The famous person wrote him back with words of forgiveness.

His point was that it was wrong to have worried about this blunder, to have recalled the book, and to have written the apology.

I disagree.

While it is, truly, wrong to worry, it also is truly wrong to allow people to walk all over you and to let the mistakes you have allowed to damage others.

A Little Sweat Is Right and Good

The recall was right. The apology was right. The forgiveness was an act of mercy, which I do applaud, but the assessment of the whole ordeal was wrong.

It is right to attempt to undo a wrong. It is right to apologize. It is right to let those who would use you and put you in a bad light know you will not sit down for it.

I don’t know where this author went with the final outcome. I mean, did he use the same publisher, again? I don’t know. Did his relationship with the famous person grow and bloom or wither and die? I don’t know.

But I do know that, aside from the worry, he did the right thing.

And I might have worried a bit, too. Or at least prayed.

Which brings us to college debt forgiveness.

I am thinking I’ve lately read a wonderful solution to this lovely problem.

Folks may be thinking: what problem? There’s a problem? All these kids are getting out from under the huge burdens they were carrying from college. That’s a problem?


It’s a problem to any parent who watches a CORRECTLY brought up kid paying down debt, working and going hungry during their college years, in order to make a debt-free life for himself.

It’s a problem when a parent’s coffers are dwindling from having kids in college, while taxes go up to pay for other kids’ college debt and half of them are not even in college.

Yes, it’s too expensive. They knew that going in.

Yes, debt is a heavy burden. They needed to learn that before they got out.

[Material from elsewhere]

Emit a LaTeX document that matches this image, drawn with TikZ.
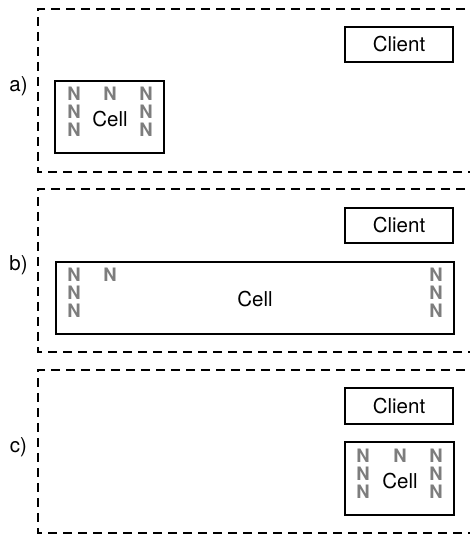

Yes, I think forgiveness is primo.

I just think it’s not about debt, it’s not about the price of college, and it’s not really about forgiveness.

Not about Debt?

You see, there will still be debt. Yep, it’s been passed around to us, who paid our own down, already. We’re all now in debt because today’s youth is stupid. YOU, dear reader, are in debt now, instead of them. Fine solution, I’d say.

Not about the High Cost?

The price of college is not going anywhere, and especially not going anywhere lower. If there is debt forgiveness legislated into our possibilities, then why lower the cost, hmm? Also, one huge factor many refuse to address in this equation is the fact that many families of high school grads did count the cost when they enrolled their children in a college, and then after they were locked in, the cost was raised. A contract was entered, a verbal agreement to a certain price, and then the rug was pulled. That can be so crippling.

Last, but not least, it’s not about forgiveness.

What is forgiveness?

  1. I can start by saying what it is not. It is not saying, “Oh, it’s okay.” It is not okay with me, at all. My money is going to pay for someone else’s flagrancy, with no assurance it will not be repeated soon. I was not even asked and given the opportunity to forgive. I was only notified I’d be the one paying for someone else’s “feelings” of forgiveness. How can that be forgiveness?
  2. Forgiveness is not “excuses”, either. Sure kids are financially ignorant. Sure they need cash to buy their new music, etc., so why save any to spend on school. Sure (Oh, MY!) they didn’t know they’d have to pay it back. Sure they … name your excuse. They couldn’t help it. Sure. I believe that. That is not forgiveness. Is not even a CALL for forgiveness. It’s just a statement of several tiring facts. Facts of life that no one knows are not forgiveness, not a sign of it, even. They’re just a long list of what’s wrong, here.
  3. Forgiveness is not trusting. Hoo, boy, don’t get me started. If trusting is forgiveness, then I’m the one that is being forgiven because we’re all trusting I’ll pay for the crazy. If I will, then I’m the crazy one, I think. But since forgiveness does not include trusting, I TRUST we’ll NOT trust these kids to try again, to accrue more debt again, for them to trust we’ll pay again?

I’d love to help you pay your debts, really I would, but I think they’d rather I be in debt, myself instead. Sorry.